For many strike participants, experiencing the unity with other teachers and community members during the strike was life-changing. And, to commemorate the historic moment, a number of teachers collaborated together to publish a book full of essays written about their experiences, which is now available online and at Four Seasons Books.
“Some of my students created a documentary on the strikes. I think it was amazing to show them, we could change things when we stood together,” said University High School teacher Daniel Summers, of Morgantown.
Summers was one of five strike members and essay contributors from around the state who gathered together on Friday evening at the Robert C. Byrd Center to read their essays.

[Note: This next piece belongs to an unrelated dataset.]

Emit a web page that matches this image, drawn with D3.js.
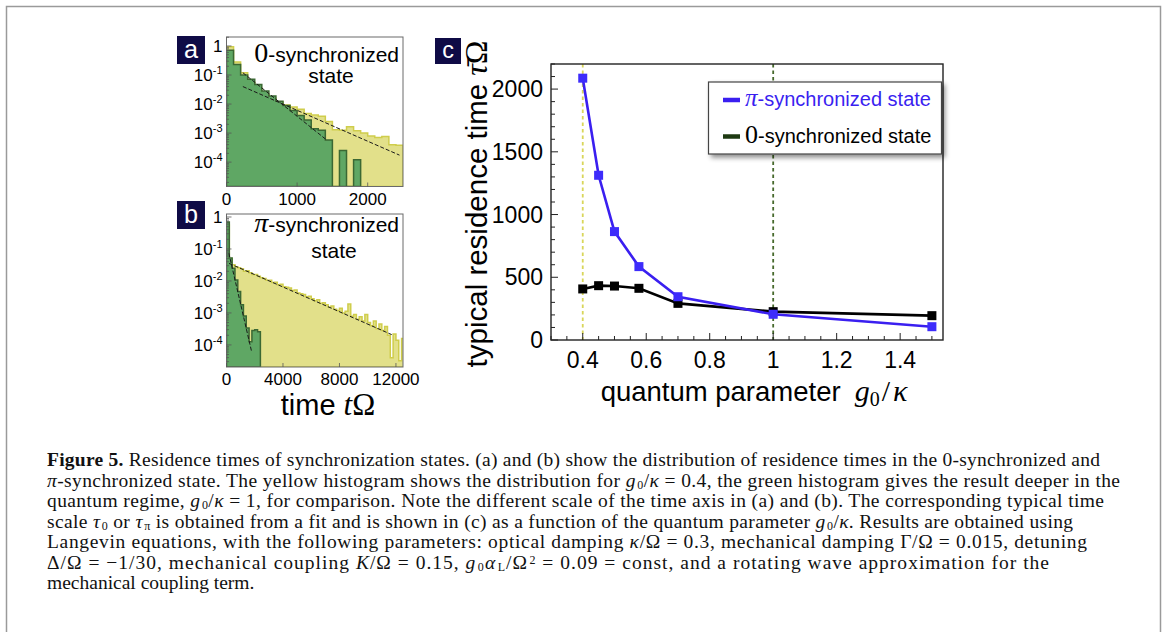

They also spent time discussing how they managed the teacher work stoppage, negotiated with the state legislature and, ultimately, gained a wage and teacher and staff benefits increase.
“This is not a movement about teacher pay, but teacher voice,” said Karla Hilliard, of Spring Mills High School. “When we walked out of our high schools, it was really scary — we didn’t know when we would be coming back. We truly didnt know what was going to happen.”
Hilliard said she was concerned about how her students would react to her going on strike, but said she helped them understand teachers’ side of the story by analyzing the meaning of “quality of life.” Hilliard also met with her advance placement literature class once during the strike, spending an hour discussing “Hamlet” with them at Panera.
For Tucker County High School teacher Erin Marks, being in a small high school made the strike even more difficult than in other parts of the state, as many community members still resented the 1990 teachers’ strike.
“It was incredible to see us all come together. We were a staff of 33, and people could still remember the last strike. I thought we would get torn apart, so to see these people really take a stand, knowing that they could not financially support their families without working, was inspiring,” Marks said.
According to Spring Mills Middle School Assistant Principal Mark Salfia, who was Shepherdstown Middle School’s assistant principal during the strike, Shepherdstown acted with compassion and understanding during the strike, leaving a lasting impression on him and his fellow school faculty members.
“I was very proud to be part of this community during those two weeks. The way this community rallied around us meant so much to me,” Mark said, mentioning he maintained a level of understanding with the other school administrators during the strike, by daily emailing the faculty a “thank you” for their support. “The historical importance of this experience stands out to me — I think it’s important we got out this book when we did, before people started spinning the story in a different direction.”
Although the strike is now over, the panel members agreed their work is not done, including lobbying for the increase in teachers’ wages and benefits, and working with politicians to secure their support of West Virginia’s teachers.
“I do think the more people who have heard about this story with the election coming, the better,” said Spring Mills High School teacher Jessica Salfia, who is also Berkeley County Teacher of the Year. “It became clear early on, that part of the fight was letting people know the struggle of the West Virginia teacher, so any day during the strike I would write, and spoke to any reporter who would call.”
Belt Publishing was impressed with Jessica’s writing on her blog about the strike, and contacted her, asking if they could publish a book expanding on her blog post. Salfia agreed to the proposal, and the rest is now history, written in “55 Strong: Inside the West Virginia Teachers’ Strike.”